HB 2506 brings West Virginia’s water quality standards in line with other states and what the federal government recommends, which will help the state’s manufacturers compete on a more level playing field with companies along waterways in other states.
In technical terms, the bill adopts the use of harmonic mean design flow measure for human health criteria recommended by the U.S. Environmental Protection Agency. It also provides for West Virginia Department of Environmental Protection-approved overlapping discharges that bring the state closer to a more balanced approach to water permitting standards in surrounding states.
West Virginia’s surrounding states and the Ohio River Valley Water Sanitation Commission use harmonic mean or less stringent measurements, she said. Adoption of the harmonic mean design flow only would apply to planned and permitted wastewater discharges and are required to comply with state and federal clean water standards.
“Given the number of vacant industrial properties throughout West Virginia, providing protective but appropriate relief for overlapping discharges can encourage the development of already existing manufacturing infrastructure and that such development can bring good-paying jobs to West Virginia,” McPhail said. “West Virginia has the lowest workforce participation rate in the country. We need good jobs that pay a livable wage. Job growth solves a lot of West Virginia’s core problems. We can adjust policies to make the state more competitive, to allow us to maximize the benefits of shale gas and other resources instead of shipping them away to other economies.
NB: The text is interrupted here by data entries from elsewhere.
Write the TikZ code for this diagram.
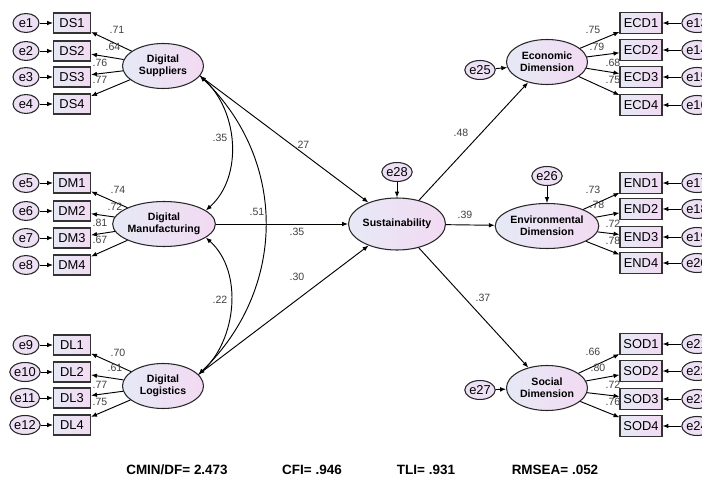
\documentclass[tikz,border=0pt]{standalone}
\usepackage{fontspec}
\setmainfont{Liberation Sans}
\usetikzlibrary{shapes.geometric, arrows.meta, positioning}

\definecolor{shadeleft}{RGB}{230,233,246}
\definecolor{shaderight}{RGB}{242,218,242}

\begin{document}
\begin{tikzpicture}[
    x=0.03cm, y=-0.03cm,
    latent/.style={ellipse, draw=black!85, line width=0.9pt, left color=shadeleft, right color=shaderight, minimum width=2.43cm, minimum height=1.35cm, inner sep=0pt, align=center, font=\fontsize{9}{10.5}\selectfont\bfseries},
    indicator/.style={rectangle, draw=black!80, line width=1pt, left color=shadeleft, right color=shaderight, minimum width=1.11cm, minimum height=0.6cm, inner sep=0pt, font=\fontsize{11}{13}\selectfont},
    wideind/.style={indicator, minimum width=1.26cm, minimum height=0.63cm},
    err/.style={ellipse, draw=black!85, line width=0.9pt, fill=shaderight!60!shadeleft, minimum width=0.78cm, minimum height=0.57cm, inner sep=0pt, font=\fontsize{11}{13}\selectfont},
    arrow/.style={-{Latex[length=5pt,width=4pt]}, line width=0.8pt},
    cov/.style={{Latex[length=5pt,width=4pt]}-{Latex[length=5pt,width=4pt]}, line width=0.8pt},
    lbl/.style={font=\fontsize{9}{10}\selectfont, text=black!75, inner sep=0pt},
    fitidx/.style={font=\fontsize{11.5}{13}\selectfont\bfseries}
]
\useasboundingbox (0,0) rectangle (702,484);

% Latent variables
\node[latent] (ds) at (163,66) {Digital\\Suppliers};
\node[latent] (dm) at (164,224) {Digital\\Manufacturing};
\node[latent] (dl) at (163,386) {Digital\\Logistics};
\node[latent, minimum height=1.56cm] (sust) at (397,224) {Sustainability};
\node[latent] (econ) at (547,62) {Economic\\Dimension};
\node[latent] (env) at (547,226) {Environmental\\Dimension};
\node[latent] (soc) at (547,388) {Social\\Dimension};

% Indicators, left
\node[indicator] (ds1) at (72,23) {DS1};
\node[indicator] (ds2) at (72,51) {DS2};
\node[indicator] (ds3) at (72,77) {DS3};
\node[indicator] (ds4) at (72,104) {DS4};
\node[indicator] (dm1) at (72,183) {DM1};
\node[indicator] (dm2) at (72,211) {DM2};
\node[indicator] (dm3) at (72,238) {DM3};
\node[indicator] (dm4) at (72,265) {DM4};
\node[indicator] (dl1) at (72,345) {DL1};
\node[indicator] (dl2) at (72,372) {DL2};
\node[indicator] (dl3) at (72,398) {DL3};
\node[indicator] (dl4) at (72,425) {DL4};

% Indicators, right
\node[wideind] (ecd1) at (641,23) {ECD1};
\node[wideind] (ecd2) at (641,50) {ECD2};
\node[wideind] (ecd3) at (641,77) {ECD3};
\node[wideind] (ecd4) at (641,105) {ECD4};
\node[wideind] (end1) at (641,183) {END1};
\node[wideind] (end2) at (641,209) {END2};
\node[wideind] (end3) at (641,237) {END3};
\node[wideind] (end4) at (641,263) {END4};
\node[wideind] (sod1) at (641,344) {SOD1};
\node[wideind] (sod2) at (641,371) {SOD2};
\node[wideind] (sod3) at (641,399) {SOD3};
\node[wideind] (sod4) at (641,426) {SOD4};

% Error terms
\node[err] (e1) at (26,23) {e1};
\node[err] (e2) at (26,51) {e2};
\node[err] (e3) at (26,77) {e3};
\node[err] (e4) at (26,104) {e4};
\node[err] (e5) at (26,183) {e5};
\node[err] (e6) at (26,211) {e6};
\node[err] (e7) at (26,238) {e7};
\node[err] (e8) at (26,265) {e8};
\node[err] (e9) at (26,345) {e9};
\node[err] (e10) at (25,372) {e10};
\node[err] (e11) at (25,398) {e11};
\node[err] (e12) at (25,425) {e12};
\node[err] (e13) at (697,23) {e13};
\node[err] (e14) at (697,50) {e14};
\node[err] (e15) at (697,77) {e15};
\node[err] (e16) at (697,105) {e16};
\node[err] (e17) at (697,183) {e17};
\node[err] (e18) at (697,209) {e18};
\node[err] (e19) at (697,237) {e19};
\node[err] (e20) at (697,263) {e20};
\node[err] (e21) at (697,344) {e21};
\node[err] (e22) at (697,371) {e22};
\node[err] (e23) at (697,399) {e23};
\node[err] (e24) at (697,426) {e24};
\node[err] (e25) at (480,70) {e25};
\node[err] (e26) at (547,176) {e26};
\node[err] (e27) at (480,390) {e27};
\node[err, minimum width=0.9cm] (e28) at (397,172) {e28};

% Error arrows
\draw[arrow] (e1) -- (ds1);
\draw[arrow] (e2) -- (ds2);
\draw[arrow] (e3) -- (ds3);
\draw[arrow] (e4) -- (ds4);
\draw[arrow] (e5) -- (dm1);
\draw[arrow] (e6) -- (dm2);
\draw[arrow] (e7) -- (dm3);
\draw[arrow] (e8) -- (dm4);
\draw[arrow] (e9) -- (dl1);
\draw[arrow] (e10) -- (dl2);
\draw[arrow] (e11) -- (dl3);
\draw[arrow] (e12) -- (dl4);
\draw[arrow] (e13) -- (ecd1);
\draw[arrow] (e14) -- (ecd2);
\draw[arrow] (e15) -- (ecd3);
\draw[arrow] (e16) -- (ecd4);
\draw[arrow] (e17) -- (end1);
\draw[arrow] (e18) -- (end2);
\draw[arrow] (e19) -- (end3);
\draw[arrow] (e20) -- (end4);
\draw[arrow] (e21) -- (sod1);
\draw[arrow] (e22) -- (sod2);
\draw[arrow] (e23) -- (sod3);
\draw[arrow] (e24) -- (sod4);
\draw[arrow] (e25) -- (econ.188);
\draw[arrow] (e26) -- (env);
\draw[arrow] (e27) -- (soc);
\draw[arrow] (e28) -- (sust);

% Loadings
\draw[arrow] (ds) -- (ds1);
\draw[arrow] (ds) -- (ds2);
\draw[arrow] (ds) -- (ds3);
\draw[arrow] (ds) -- (ds4);
\draw[arrow] (dm) -- (dm1);
\draw[arrow] (dm) -- (dm2);
\draw[arrow] (dm) -- (dm3);
\draw[arrow] (dm) -- (dm4);
\draw[arrow] (dl) -- (dl1);
\draw[arrow] (dl) -- (dl2);
\draw[arrow] (dl) -- (dl3);
\draw[arrow] (dl) -- (dl4);
\draw[arrow] (econ) -- (ecd1);
\draw[arrow] (econ) -- (ecd2);
\draw[arrow] (econ) -- (ecd3);
\draw[arrow] (econ) -- (ecd4);
\draw[arrow] (env) -- (end1);
\draw[arrow] (env) -- (end2);
\draw[arrow] (env) -- (end3);
\draw[arrow] (env) -- (end4);
\draw[arrow] (soc) -- (sod1);
\draw[arrow] (soc) -- (sod2);
\draw[arrow] (soc) -- (sod3);
\draw[arrow] (soc) -- (sod4);

% Structural paths
\draw[arrow] (ds.-15) -- (sust);
\draw[arrow] (dm) -- (sust);
\draw[arrow] (dl.18) -- (sust);
\draw[arrow] (sust) -- (econ);
\draw[arrow] (sust) -- (env);
\draw[arrow] (sust) -- (soc);

% Covariances
\draw[cov] (ds.-15) .. controls +(38,34) and +(38,-34) .. (dm.18);
\draw[cov] (ds.-15) .. controls +(88,85) and +(88,-85) .. (dl.18);
\draw[cov] (dl.18) .. controls +(38,-34) and +(38,34) .. (dm.-18);

% Weights
\node[lbl] (w-ds1) at (117,30) {.71};
\node[lbl] (w-ds2) at (113,47) {.64};
\node[lbl] (w-ds3) at (100,63) {.76};
\node[lbl] (w-ds4) at (100,80) {.77};
\node[lbl] (w-dm1) at (118,190) {.74};
\node[lbl] (w-dm2) at (115,207) {.72};
\node[lbl] (w-dm3) at (100,223) {.81};
\node[lbl] (w-dm4) at (100,240) {.67};
\node[lbl] (w-dl1) at (118,353) {.70};
\node[lbl] (w-dl2) at (115,368) {.61};
\node[lbl] (w-dl3) at (100,385) {.77};
\node[lbl] (w-dl4) at (100,402) {.75};
\node[lbl] (w-ecd1) at (593,30) {.75};
\node[lbl] (w-ecd2) at (597,47) {.79};
\node[lbl] (w-ecd3) at (613,63) {.68};
\node[lbl] (w-ecd4) at (613,80) {.75};
\node[lbl] (w-end1) at (593,190) {.73};
\node[lbl] (w-end2) at (597,205) {.78};
\node[lbl] (w-end3) at (613,224) {.72};
\node[lbl] (w-end4) at (613,241) {.78};
\node[lbl] (w-sod1) at (593,352) {.66};
\node[lbl] (w-sod2) at (598,368) {.80};
\node[lbl] (w-sod3) at (613,385) {.72};
\node[lbl] (w-sod4) at (613,402) {.76};
\node[lbl] (w-ds) at (302,145) {.27};
\node[lbl] (w-dm) at (297,232) {.35};
\node[lbl] (w-dl) at (297,277) {.30};
\node[lbl] (c-dsdl) at (257,212) {.51};
\node[lbl] (c-dsdm) at (220,138) {.35};
\node[lbl] (c-dldm) at (220,300) {.22};
\node[lbl] (w-econ) at (461,133) {.48};
\node[lbl] (w-env) at (465,215) {.39};
\node[lbl] (w-soc) at (483,298) {.37};

% Fit indices
\node[fitidx] (cmin) at (177,470) {CMIN/DF= 2.473};
\node[fitidx] (cfi) at (312,470) {CFI= .946};
\node[fitidx] (tli) at (426,470) {TLI= .931};
\node[fitidx] (rmsea) at (555,470) {RMSEA= .052};

\end{tikzpicture}
\end{document}
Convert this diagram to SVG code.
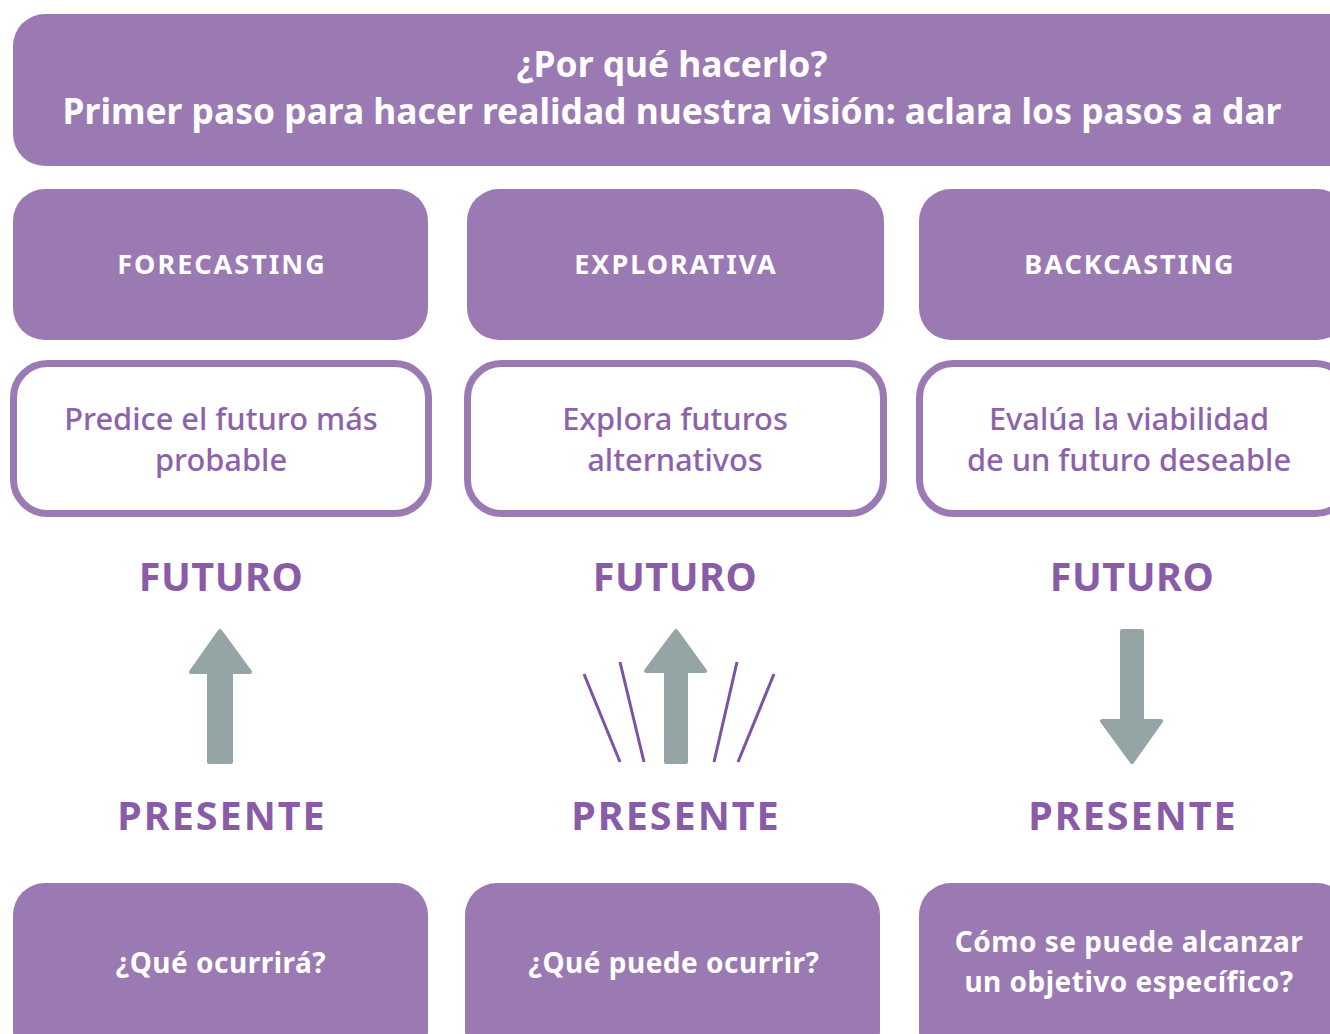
<svg xmlns="http://www.w3.org/2000/svg" width="1330" height="1034" viewBox="0 0 1330 1034">
<style>
.box{fill:#9b7ab3}
.out{fill:#fff;stroke:#9b7ab3;stroke-width:7}
.t{font-family:"Noto Sans","Open Sans",sans-serif;text-anchor:middle}
.title{fill:#fff;font-weight:700;font-size:35.4px}
.lab{fill:#fff;font-weight:700;font-size:27px;letter-spacing:2px}
.desc{fill:#8e62ab;font-size:30.8px;font-weight:500}
.big{fill:#8a5ca8;font-weight:700;font-size:39.5px;letter-spacing:2px}
.fut{letter-spacing:0.5px}
.q{fill:#fff;font-weight:700;font-size:28px;letter-spacing:0.5px}
.arr{fill:#95a4a4;stroke:#95a4a4;stroke-width:4;stroke-linejoin:round}
.ray{stroke:#7d52a0;stroke-width:3;fill:none}
</style>
<rect width="1330" height="1034" fill="#fff"/>
<g id="header">
<rect class="box" x="13" y="14" width="1350" height="152" rx="32"/>
<text class="t title" x="672" y="77">¿Por qué hacerlo?</text>
<text class="t title" x="672" y="124">Primer paso para hacer realidad nuestra visión: aclara los pasos a dar</text>
</g>
<g id="forecasting">
<rect class="box" x="13" y="189" width="415" height="151" rx="32"/>
<text class="t lab" x="222" y="274">FORECASTING</text>
</g>
<g id="explorativa">
<rect class="box" x="467" y="189" width="417" height="151" rx="32"/>
<text class="t lab" x="676" y="274">EXPLORATIVA</text>
</g>
<g id="backcasting">
<rect class="box" x="919" y="189" width="430" height="151" rx="32"/>
<text class="t lab" x="1130" y="274">BACKCASTING</text>
</g>
<g id="desc1">
<rect class="out" x="13.5" y="363.5" width="415" height="150" rx="34"/>
<text class="t desc" x="221" y="430">Predice el futuro más</text>
<text class="t desc" x="221" y="471">probable</text>
</g>
<g id="desc2">
<rect class="out" x="467.5" y="363.5" width="416" height="150" rx="34"/>
<text class="t desc" x="675" y="430">Explora futuros</text>
<text class="t desc" x="675" y="471">alternativos</text>
</g>
<g id="desc3">
<rect class="out" x="919.5" y="363.5" width="430" height="150" rx="34"/>
<text class="t desc" x="1129" y="430">Evalúa la viabilidad</text>
<text class="t desc" x="1129" y="471">de un futuro deseable</text>
</g>
<g id="futuro-presente">
<text class="t big fut" x="221" y="591">FUTURO</text>
<text class="t big fut" x="675" y="591">FUTURO</text>
<text class="t big fut" x="1132" y="591">FUTURO</text>
<text class="t big" x="222" y="830">PRESENTE</text>
<text class="t big" x="676" y="830">PRESENTE</text>
<text class="t big" x="1133" y="830">PRESENTE</text>
</g>
<g id="connectors">
<polygon class="arr" points="220,631 191,672 209,672 209,762 231,762 231,672 250,672"/>
<polygon class="arr" points="676,631 646,671 666,671 666,762 686,762 686,671 705,671"/>
<polygon class="arr" points="1122,631 1142,631 1142,721 1161,721 1132,762 1102,721 1122,721"/>
<line class="ray" x1="584" y1="674" x2="620" y2="762"/>
<line class="ray" x1="620" y1="662" x2="644" y2="762"/>
<line class="ray" x1="737" y1="662" x2="714" y2="762"/>
<line class="ray" x1="774" y1="674" x2="738" y2="762"/>
</g>
<g id="q1">
<rect class="box" x="13" y="883" width="415" height="180" rx="32"/>
<text class="t q" x="221" y="973">¿Qué ocurrirá?</text>
</g>
<g id="q2">
<rect class="box" x="465" y="883" width="415" height="180" rx="32"/>
<text class="t q" x="674" y="973">¿Qué puede ocurrir?</text>
</g>
<g id="q3">
<rect class="box" x="919" y="883" width="430" height="180" rx="32"/>
<text class="t q" x="1129" y="952">Cómo se puede alcanzar</text>
<text class="t q" x="1129" y="992">un objetivo específico?</text>
</g>
</svg>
If we can do this in a way that is scientifically proven safe and environmentally responsible, we would be unwise not to do it.”
She added that those opposing HB2506 are coming from a place of fear of change, and West Virginia needs to embrace new ideas so it can grow its economy.
“It isn’t scientific integrity that drives opposition to this bill, but instead, it’s a knee-jerk rejection of anything supported by industry,” McPhail said.